IRANIAN MUJAHEDIN KHALQ (MEK)
Islamist-Marxist terrorist group that seeks to topple the Iranian regime
Served Moscow as a source of information on Iran during the Cold War
In the early 1970s, murdered five American military technicians working with the Iranian army
By the late 1980s, created a 10,000-strong fighting force in Iraq to aid Saddam Hussein
The Iranian Mujahedin Khalq (MEK) -- or “People’s Combatants” – is an Islamic-Marxist sect.that has been trying to topple the Iranian regime since 1981. It was classified as a terrorist organization by President Bill Clinton in 1997, part of his forlorn attempt at fence-mending with Tehran’s mullahs. In 2002 the European Union, yielding to U.S. pressure, put the MEK on its terrorist list.
The MEK was founded in 1965 after a split in a Marxist-Leninist movement that had waged a guerrilla action in northern Iran. Its ideology emerged as a mix of Islam and Marx, with ingredients from the Iranian religious sociologist Ali Shariati, who advocated an “Islam without a clergy.” The MEK, with KGB help, engaged in a campaign against the Shah and sent cadres to Cuba, East Germany, South Yemen, and Palestinian camps in Lebanon to train as guerrillas.
Vladimir Kuzishkin, a former KGB head in Tehran, reveals in his memoirs that the MEK became a major source of information on Iran for Moscow. It also helped Moscow in its efforts to thwart U.S. influence in Iran. In 1970 and 1971 the MEK murdered five American military technicians working with the Iranian army. An MEK team tried to kidnap U.S. Ambassador Douglas MacArthur III in Tehran. The attempt failed and their leader, Rajavi Massoud, was handed a death sentence, later commuted thanks to a plea to the Shah from Soviet President Nikolai Podgorny.

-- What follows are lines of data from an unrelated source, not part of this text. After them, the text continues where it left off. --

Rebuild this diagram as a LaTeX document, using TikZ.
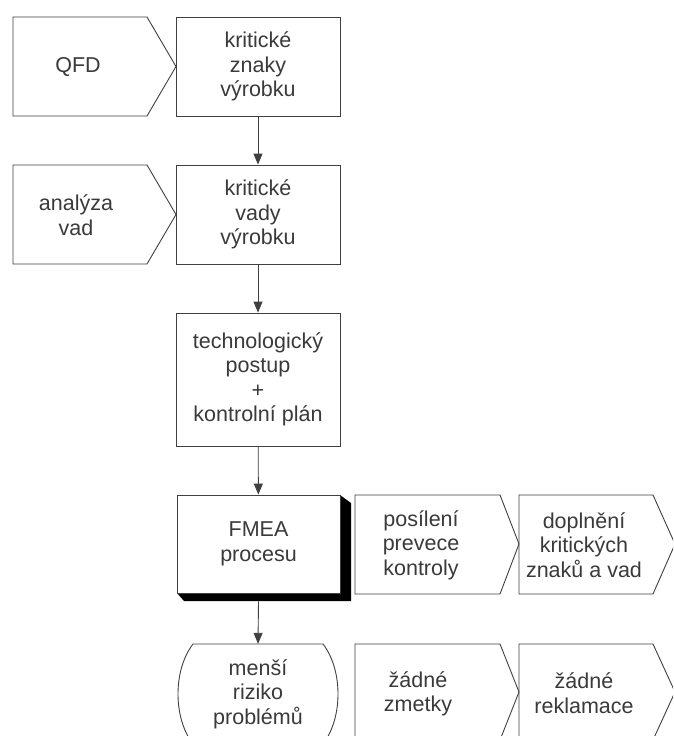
\documentclass[tikz,border=0pt]{standalone}
\usepackage{fontspec}
\setmainfont{Liberation Sans}
\usetikzlibrary{arrows.meta}
\definecolor{linegray}{HTML}{404040}
\definecolor{textgray}{HTML}{3A3A3A}
\tikzset{
  outline/.style={draw=linegray, line width=0.9pt, line join=miter},
  label/.style={text=textgray, align=center, inner sep=0pt,
    font=\fontsize{21.5}{24.5}\selectfont},
  box/.style={outline, fill=white, label, minimum width=164pt, minimum height=99pt},
  flow/.style={draw=linegray, line width=0.9pt, -{Triangle[length=11pt,width=9pt]}},
}
\begin{document}
\begin{tikzpicture}[x=1pt, y=-1pt]
\useasboundingbox (0,0) rectangle (673,736);
\clip (0,0) rectangle (673,736);
\fill[white] (0,0) rectangle (673,736);

% main column
\node[box] (znaky) at (258,66.5) {kritické\\znaky\\výrobku};
\node[box] (vady) at (258,214.5) {kritické\\vady\\výrobku};
\node[box, minimum height=133pt] (postup) at (258,379.5) {technologický\\postup\\+\\kontrolní plán};

% FMEA box with its solid shadow
\fill[black] (340,495) -- (351,503) -- (351,601) -- (184,601) -- (177,593) -- (340,593) -- cycle;
\node[box, minimum width=163pt, minimum height=98pt] (fmea) at (258.5,544) {FMEA\\procesu};

% terminal with bulging sides
\draw[outline] (193,644) -- (323,644)
  .. controls (343,670) and (343,718) .. (323,744) -- (193,744)
  .. controls (173,718) and (173,670) .. (193,644) -- cycle;
\node[label, minimum width=164pt, minimum height=100pt] (riziko) at (258,694) {menší\\riziko\\problémů};

% inputs on the left
\draw[outline] (13,17) -- (147,17) -- (176,66.5) -- (147,116) -- (13,116) -- cycle;
\node[label] (qfd) at (78,67) {QFD};
\draw[outline] (13,165) -- (147,165) -- (176,214.5) -- (147,264) -- (13,264) -- cycle;
\node[label] (analyza) at (76,215) {analýza\\vad};

% outcomes on the right
\draw[outline] (355,495) -- (500,495) -- (519,544) -- (500,594) -- (355,594) -- cycle;
\node[label] (posileni) at (421,545) {posílení\\prevece\\kontroly};
\draw[outline] (519,495) -- (653,495) -- (675,544) -- (653,594) -- (519,594) -- cycle;
\node[label] (doplneni) at (584,545) {doplnění\\kritických\\znaků a vad};
\draw[outline] (355,644) -- (500,644) -- (519,692) -- (500,740) -- (355,740) -- cycle;
\node[label] (zmetky) at (418,694) {žádné\\zmetky};
\draw[outline] (519,644) -- (653,644) -- (675,692) -- (653,740) -- (519,740) -- cycle;
\node[label] (reklamace) at (584,693) {žádné\\reklamace};

% flow arrows
\draw[flow] (znaky) -- (vady);
\draw[flow] (vady) -- (postup);
\draw[flow] (postup) -- (fmea);
\draw[flow] (fmea.south) ++(0,8) -- (riziko.north);
\end{tikzpicture}
\end{document}
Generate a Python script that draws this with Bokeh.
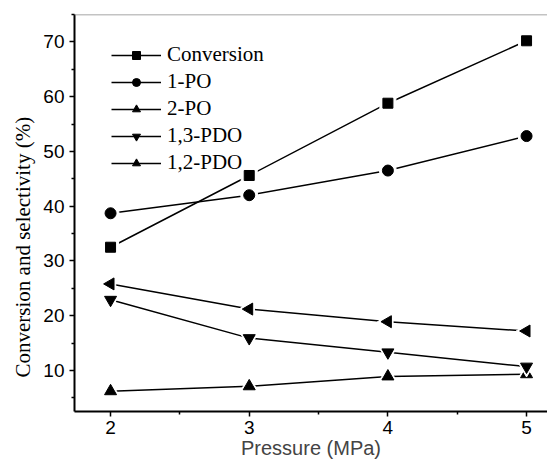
import math
from bokeh.plotting import figure
from bokeh.models import (Legend, LegendItem, Span, Title, FixedTicker,
                          Range1d)
from bokeh.embed import file_html
from bokeh.resources import INLINE

pressure = [2, 3, 4, 5]
conversion = [32.5, 45.6, 58.8, 70.2]
po1 = [38.7, 42.0, 46.5, 52.8]
po2 = [6.2, 7.1, 8.9, 9.3]
pdo13 = [22.9, 15.9, 13.3, 10.7]
pdo12 = [25.8, 21.2, 18.9, 17.2]

series = [
    ("Conversion", conversion, "square", 10),
    ("1-PO", po1, "circle", 11),
    ("2-PO", po2, "triangle", 12),
    ("1,3-PDO", pdo13, "inverted_triangle", 12),
    ("1,2-PDO", pdo12, "triangle", 12),
]

p = figure(width=547, height=462, output_backend="svg", toolbar_location=None,
           x_range=Range1d(1.74, 5.151), y_range=Range1d(2.5, 75),
           min_border_left=74, min_border_right=0, min_border_top=14,
           min_border_bottom=51)
p.grid.visible = False
p.outline_line_color = None
p.background_fill_color = "white"
p.border_fill_color = "white"

for ax in (p.xaxis[0], p.yaxis[0]):
    ax.axis_line_width = 2
    ax.axis_line_color = "black"
    ax.major_tick_line_width = 1.5
    ax.minor_tick_line_width = 1.5
    ax.major_tick_in = 0
    ax.major_tick_out = 5
    ax.minor_tick_in = 0
    ax.minor_tick_out = 3
    ax.major_label_text_font = "Liberation Sans"
    ax.major_label_text_font_size = "19px"
    ax.major_label_text_color = "black"
    ax.major_label_standoff = 5

p.xaxis.major_label_standoff = 4
p.xaxis.ticker = FixedTicker(ticks=[2, 3, 4, 5], minor_ticks=[2.5, 3.5, 4.5])
p.yaxis.ticker = FixedTicker(ticks=[10, 20, 30, 40, 50, 60, 70],
                             minor_ticks=[5, 15, 25, 35, 45, 55, 65, 75])
p.xaxis.axis_label = "Pressure (MPa)"
p.xaxis.axis_label_text_font = "Liberation Sans"
p.xaxis.axis_label_text_font_size = "20px"
p.xaxis.axis_label_text_font_style = "normal"
p.xaxis.axis_label_standoff = 0

# top frame line
p.add_layout(Span(location=75, dimension="width", line_color="#888888",
                  line_width=1.5))

# y title
ytitle = Title(text="Conversion and selectivity (%)", align="left", offset=34,
               text_font="Liberation Serif", text_font_size="21px",
               text_font_style="normal", text_color="black", standoff=11)
p.add_layout(ytitle, "left")

items = []
for name, vals, mk, sz in series:
    ln = p.line(pressure, vals, line_color="black", line_width=1.5)
    angle = math.pi / 2 if name == "1,2-PDO" else 0
    p.scatter(pressure, vals, marker=mk, size=sz + 6, angle=angle,
              fill_color="white", line_color="white")
    bk = p.scatter(pressure, vals, marker=mk, size=sz, angle=angle,
                   fill_color="black", line_color="black")
    items.append(LegendItem(label=name, renderers=[ln, bk]))

legend = Legend(items=items, location=(37, 236), padding=0, margin=0,
                spacing=2, glyph_width=50, glyph_height=20, label_height=20,
                label_standoff=6, label_text_font="Liberation Serif",
                label_text_font_size="21px", label_text_color="black",
                border_line_color=None, background_fill_alpha=0)
p.add_layout(legend)

open("out.html", "w").write(file_html(p, INLINE))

During Iran's 1978-79 turmoil the MEK played an active role in helping Khomeini to power. Its squads burned cinemas, restaurants, hotels and bookshops, and murdered policemen. After Khomeini seized the reins, it did all it could to radicalize the regime, supporting the seizure of the U.S. Embassy in Tehran. Yet within a year the MEK -- now led by Rajavi, who had come out of prison during the revolution -- decided that the Khomeinist regime was not revolutionary. It had to be toppled; so there ensued a terrorist operation against the regime, that still continues.
Over the years the MEK organized an asylum seekers' racket -- 40,000 Iranians to Europe on bogus claims and in exchange for "voluntary contributions" of up to $10,000 each. Now a personality cult built around blind devotion to Rajavi, it has recruited its adepts mainly from relatives of people executed by the Khomeinist regime. Individuals are brainwashed, and not allowed to develop normal relationships outside the organization. They refuse to send their children to school, insisting that they be educated at home.
By 1988, the MEK had created a 10,000-strong fighting force in Iraq, which helped Saddam Hussein in his genocidal campaign against the Kurds, and also helped him crush the Iraqi Shiites in the south in 1991.